From the NY Post:
State government ended the quarter in deficit for only the second time in modern history last month and could go broke again before the summer's over, state Comptroller Thomas DiNapoli warned yesterday.
The state's general fund ended June more than $87 million short despite improved tax collections, DiNapoli said in his monthly cash report.
The comptroller traced the gap to the Legislature's failure to pass a complete budget and Gov. Paterson's decision to carry $2.9 billion in delayed payments into this fiscal year.
"There are fiscal storm clouds rolling in," DiNapoli said in a statement.
"The next school aid payments are due in September, and New York's cash umbrella may not be big enough. The state could, once again, be seriously in the red."
A general fund shortfall of $87 million will have little practical effect on the $134.4 billion-a-year government because officials can shift money from other accounts, but it demonstrates the severity of the state's financial woes.

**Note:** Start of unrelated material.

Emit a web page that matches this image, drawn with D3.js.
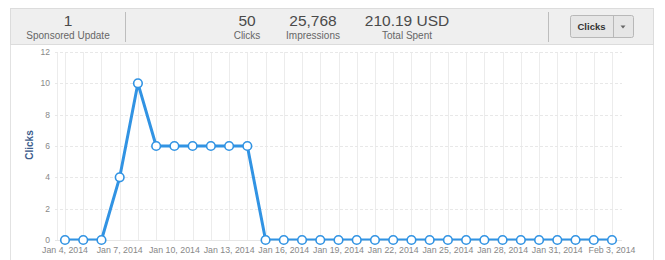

The general fund slipped into the red for the first time ever in December and could face another cash crunch in September, when the state's on the hook to pay the estimated $2.8 billion in school aid.

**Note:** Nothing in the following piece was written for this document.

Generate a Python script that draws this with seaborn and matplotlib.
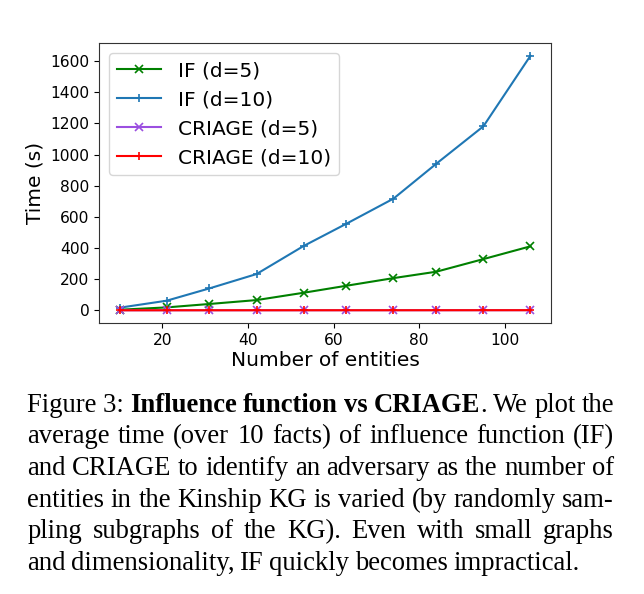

Paterson has threatened to call lawmakers back for a summer session if they don't act on a budget soon.
The state's rapidly approaching its Aug. 11 record for the latest budget in its history.

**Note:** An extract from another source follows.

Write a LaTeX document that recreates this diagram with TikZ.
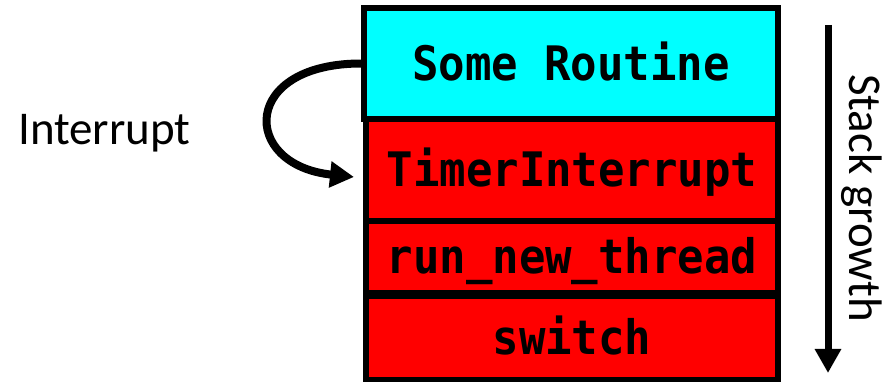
\documentclass[tikz,border=0pt]{standalone}
\usepackage{fontspec}
\setmainfont{Carlito}
\newfontfamily\codefont{DejaVu Sans Mono}
\usetikzlibrary{arrows.meta}

\definecolor{framecyan}{RGB}{0,255,255}
\definecolor{framered}{RGB}{255,0,0}

% code names are set a little taller than the plain monospace face
\newcommand{\codename}[1]{\scalebox{1}[1.08]{#1}}

\begin{document}
\begin{tikzpicture}[x=1pt,y=-1pt,
  frame/.style={draw=black, line width=5.5pt, inner sep=0pt, outer sep=0pt,
    minimum width=412pt, text height=33.5pt, text depth=0pt,
    font=\codefont\bfseries\fontsize{44}{50}\selectfont},
  label/.style={inner sep=0pt, font=\fontsize{47}{52}\selectfont},
  bigarrow/.style={line width=8pt, -{Triangle[length=24pt,width=25pt]}}]
  \useasboundingbox (0,0) rectangle (887,382);

  % stack frames, top of stack first
  \node[frame, fill=framecyan, minimum width=414pt, minimum height=111pt] (routine) at (571,63.5) {\codename{Some Routine}};
  \node[frame, fill=framered, minimum height=102pt] (timer) at (572,170) {\codename{TimerInterrupt}};
  \node[frame, fill=framered, minimum height=72pt] (runnew) at (572,257) {\codename{run\_new\_thread}};
  \node[frame, fill=framered, minimum height=84pt] (switch) at (572,338) {\codename{switch}};
  % redraw the top frame's lower edge over the red frame
  \draw[line width=5.5pt] (routine.south west) -- (routine.south east);

  % interrupt entry
  \node[label, anchor=base west] (irq) at (18,145) {Interrupt};
  \coordinate (irqtip) at (354,177);
  \draw[bigarrow] (routine.west) .. controls (240,62) and (240,165) .. (irqtip);

  % direction of stack growth
  \coordinate (gtop) at (828,25);
  \coordinate (gbot) at (828,373);
  \draw[bigarrow, line width=7pt] (gtop) -- (gbot);
  \node[label, rotate=-90, anchor=base] (growth) at (849,198) {Stack growth};
\end{tikzpicture}
\end{document}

And on the city level, from Crains:
Mayor Michael Bloomberg wants you—to pay up.
As part of plans unveiled Monday by the city to save $500 million over the next four years, the mayor wants to step up pressure on delinquent debtors.
Mr. Bloomberg says he has instructed the Department of Finance to report debtors to credit reporting agencies, hire more outside debt collectors and make it easier for New Yorkers to pay the city what they owe.
The plans are part of an overall strategy to improve the efficiency and reduce the size and waste of city government that could produce long-term annual savings of $500 million a year.